Councilman Pete Souza testified he was assaulted by councilman Kerley
Assault charges against Councilman Kerley dismissed after hearing.
The entire hearing lasted just under 30 minutes and at the end of the hearing, Cumberland County General Sessions Judge Larry Warner ruled that the case fell somewhere between probable case and beyond a reasonable doubt but according to Judge Warner did not rise above the level of beyond a reasonable doubt and he ruled in favor of Attorney Kevin Bryant's motion to dismiss the charges against his client Kerley.
The two lawyers stipulated to the city hall surveillance video and the first testimony was given by Crossville city councilman Pete Souza who was the alleged victim of the assault by Mr. Kerley. Souza described the incident under questioning of DA Hatch saying that he had come down the stairs into the lobby of city hall and described councilman Jesse Kerley as being in an "aggressive, animated and angry mode."
Souza said that he came down the stairs from the meeting and Kerley was at the bottom of the stairs "pretty stimulated and excited" and wanted Souza to accompany Kerley out side to talk. Souza said as he started through the door Kerley father came right up behind him blocking Souza. According to Souza Kerley's father said something to him and he turned his head and did not see Jesse coming at him and he was struck in the chest very hard by Jesse Kerley.

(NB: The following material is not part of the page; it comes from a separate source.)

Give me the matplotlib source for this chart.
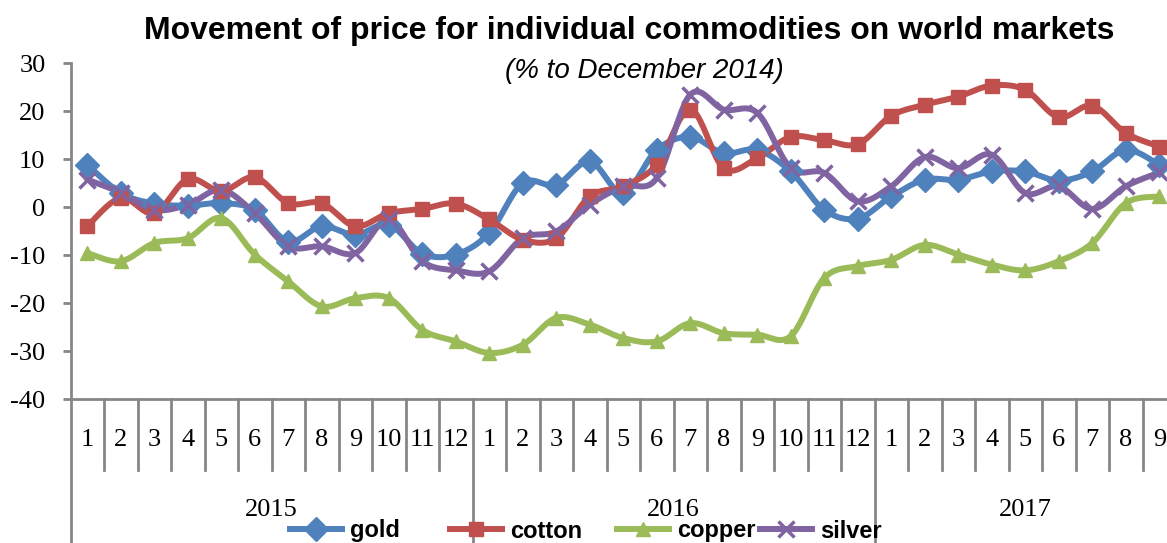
import numpy as np
import matplotlib
matplotlib.use('Agg')
import matplotlib.pyplot as plt
from matplotlib.lines import Line2D

years = ['2015', '2016', '2017']
months_per_year = [12, 12, 9]
month_labels = [str(m) for n in months_per_year for m in range(1, n + 1)]

gold = [8.8, 2.9, 0.7, 0.3, 0.8, -0.6, -7.2, -4.0, -5.8, -3.7, -9.7, -9.9,
        -5.4, 5.0, 4.6, 9.5, 2.9, 11.9, 14.6, 11.2, 11.9, 7.4, -0.6, -2.4,
        2.2, 5.7, 5.7, 7.4, 7.4, 5.5, 7.4, 11.9, 8.8]
cotton = [-4.0, 1.9, -1.3, 5.8, 3.3, 6.2, 0.8, 0.8, -4.0, -1.3, -0.4, 0.7,
          -2.6, -6.8, -6.5, 2.2, 4.3, 8.8, 20.3, 8.1, 10.2, 14.6, 13.9, 13.1,
          19.0, 21.3, 23.0, 25.3, 24.4, 18.7, 21.1, 15.4, 12.6]
copper = [-9.6, -11.3, -7.5, -6.5, -2.3, -9.9, -15.5, -20.7, -19.0, -19.0, -25.6, -28.0,
          -30.4, -28.7, -23.1, -24.5, -27.3, -28.0, -24.2, -26.3, -26.6, -26.9, -14.8, -12.3,
          -11.0, -7.9, -9.9, -12.0, -13.2, -11.3, -7.5, 0.8, 2.2]
silver = [5.7, 3.0, -0.6, 0.5, 3.6, -1.3, -8.2, -8.2, -9.6, -2.6, -11.3, -13.2,
          -13.4, -6.5, -5.1, 0.5, 4.3, 6.0, 23.4, 20.3, 19.6, 8.1, 7.1, 1.2,
          4.3, 10.4, 8.1, 10.9, 2.9, 4.3, -0.4, 4.3, 7.2]

series = [
    ('gold', gold, '#4F81BD', 'D', 12),
    ('cotton', cotton, '#C0504D', 's', 10),
    ('copper', copper, '#9BBB59', '^', 10),
    ('silver', silver, '#8064A2', 'x', 11),
]
# left edge of each legend entry (pixels)
legend_x = [290, 450, 617, 760]


def smooth(y, n=24):
    # excel-like smoothed line: cubic bezier through the points
    y = np.asarray(y, float)
    x = np.arange(len(y), dtype=float)
    pts = np.column_stack([x, y])
    out = []
    for i in range(len(pts) - 1):
        p0 = pts[i]
        p3 = pts[i + 1]
        pm = pts[i - 1] if i > 0 else pts[i]
        pp = pts[i + 2] if i + 2 < len(pts) else pts[i + 1]
        c1 = p0 + (p3 - pm) / 6
        c2 = p3 - (pp - p0) / 6
        t = np.linspace(0, 1, n)[:, None]
        seg = ((1 - t) ** 3) * p0 + 3 * ((1 - t) ** 2) * t * c1 + 3 * (1 - t) * t ** 2 * c2 + t ** 3 * p3
        out.append(seg if i == 0 else seg[1:])
    out = np.vstack(out)
    return out[:, 0], out[:, 1]


W, H = 1167, 543
fig = plt.figure(figsize=(W / 100, H / 100), dpi=100)
left, top, bottom = 70.5, 63, 399
ncat = len(month_labels)
catw = 33.5
right = left + ncat * catw
ax = fig.add_axes([left / W, 1 - bottom / H, (right - left) / W, (bottom - top) / H])

x = np.arange(ncat)
for name, vals, col, mk, ms in series:
    sx, sy = smooth(vals)
    ax.plot(sx, sy, color=col, lw=4.3, solid_capstyle='round', zorder=3)
    ax.plot(x, vals, ls='none', marker=mk, color=col, ms=ms,
            mew=2.5 if mk == 'x' else 1, zorder=4)

ax.set_xlim(-0.5, ncat - 0.5)
ax.set_ylim(-40, 30)
ax.set_yticks(range(-40, 31, 10))
ax.set_yticklabels([str(v) for v in range(-40, 31, 10)],
                   fontfamily='Liberation Serif', fontsize=19)
ax.tick_params(axis='y', length=6, width=2, color='#868686', pad=12)
ax.set_xticks([])
for s in ['top', 'right']:
    ax.spines[s].set_visible(False)
for s in ['left', 'bottom']:
    ax.spines[s].set_color('#868686')
    ax.spines[s].set_linewidth(2)

tr = ax.get_xaxis_transform()
axh = bottom - top
short = -(470 - bottom) / axh
long_ = -(H - bottom + 5) / axh
lab_y = -(440 - bottom) / axh
year_y = -(510 - bottom) / axh

# category separators
bounds = np.cumsum([0] + months_per_year)
for b in range(1, ncat):
    lo = long_ if b in bounds else short
    ax.plot([b - 0.5, b - 0.5], [0, lo], transform=tr, color='#868686',
            lw=2, clip_on=False)
ax.plot([-0.5, -0.5], [0, long_], transform=tr, color='#868686', lw=2, clip_on=False)

for i, lab in enumerate(month_labels):
    ax.text(i, lab_y, lab, transform=tr, ha='center', va='center',
            fontfamily='Liberation Serif', fontsize=19)
for k, yr in enumerate(years):
    mid = (bounds[k] + bounds[k + 1]) / 2 - 0.5
    ax.text(mid, year_y, yr, transform=tr, ha='center', va='center',
            fontfamily='Liberation Serif', fontsize=19)

fig.text(629 / W, 1 - 31 / H, 'Movement of price for individual commodities on world markets',
         ha='center', va='center', fontfamily='Liberation Sans', fontsize=23, fontweight='bold')
fig.text(644 / W, 1 - 71 / H, '(% to December 2014)', ha='center', va='center',
         fontfamily='Liberation Sans', fontsize=20, style='italic')

for (name, _, c, m, ms), lx in zip(series, legend_x):
    h = Line2D([], [], color=c, lw=4.3, marker=m, ms=ms, mew=2.5 if m == 'x' else 1)
    fig.legend([h], [name], loc='center left', bbox_to_anchor=(lx / W, 1 - 531 / H),
               frameon=False, borderpad=0, borderaxespad=0,
               prop={'family': 'Liberation Sans', 'weight': 'bold', 'size': 17},
               handlelength=2.2, handletextpad=0.35)

fig.savefig('out.png', dpi=100)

Souza said he went into a defensive mode and was asked if he was scared by DA Hatch. Souza answered, "What I saw sir was the same thing I saw many years ago in the line of duty when someone wanted to kill me. I was afraid."
Souza said he then went back up to the meeting room to report the incident to interim police chief Rod Shoap. After reporting the incident to Shoap Souza left city hall.
Bryant on cross examination asked Souza about the fact that the police did not take out a warrant shortly after the incident. The summons for Mr. Kerley was not issued until early August about 2 months after the incident. Souza testified that police chief Shoap took the information to the district attorney's office before the summons was issued.
The second witness called was Howard Burnette who had left the meeting just before Mr. Souza and he testified he had concerns for his own safety after seeing the two Kerley's in the lobby of city hall. Burnette said that he was concerned for his safety and instead of going out the door turned toward the water fountain. Burnette said that he waited until another man came down the stairs and then he felt it was safe for him to go to his car.
Burnette got to his car, got in and prepared to leave the parking lot when he looked up and saw the incident. His car was parked facing the door at which Mr. Souza and Mr. Kerley came together. According to Burnette, he saw Kerley go toward Souza and Souza was struck. Burnette said he could not see how Kerley struck Souza but he could see Souza's reaction to being struck. Burnette testified he then got out of the car and moved quickly back toward the two men expecting to break up a fight but Mr. Souza turned to go back in the building and Burnette followed.
On cross, Mr. Bryant questioned Mr. Burnette's fear at first then later his movement toward Mr. Kerley and Mr. Souza rather then calling 911.
The next action was for the judge to review the surveillance video from city hall and following that Mr. Bryant made a motion to dismiss saying that the case was based mostly on the video that he described as "clear as mud." Bryant said there was not proof beyond a reasonable doubt in the case.
DA Hatch argued that the court had heard testimony from the victim as well as a witness and added that the evidence was strong enough for the case to move forward.
Judge Warner said that the case fell squarely between probable cause and beyond a reasonable doubt. He said that the evidence need to be beyond a reasonable doubt and he granted Mr. Bryants motion and dismissed the charges against Mr. Kerley.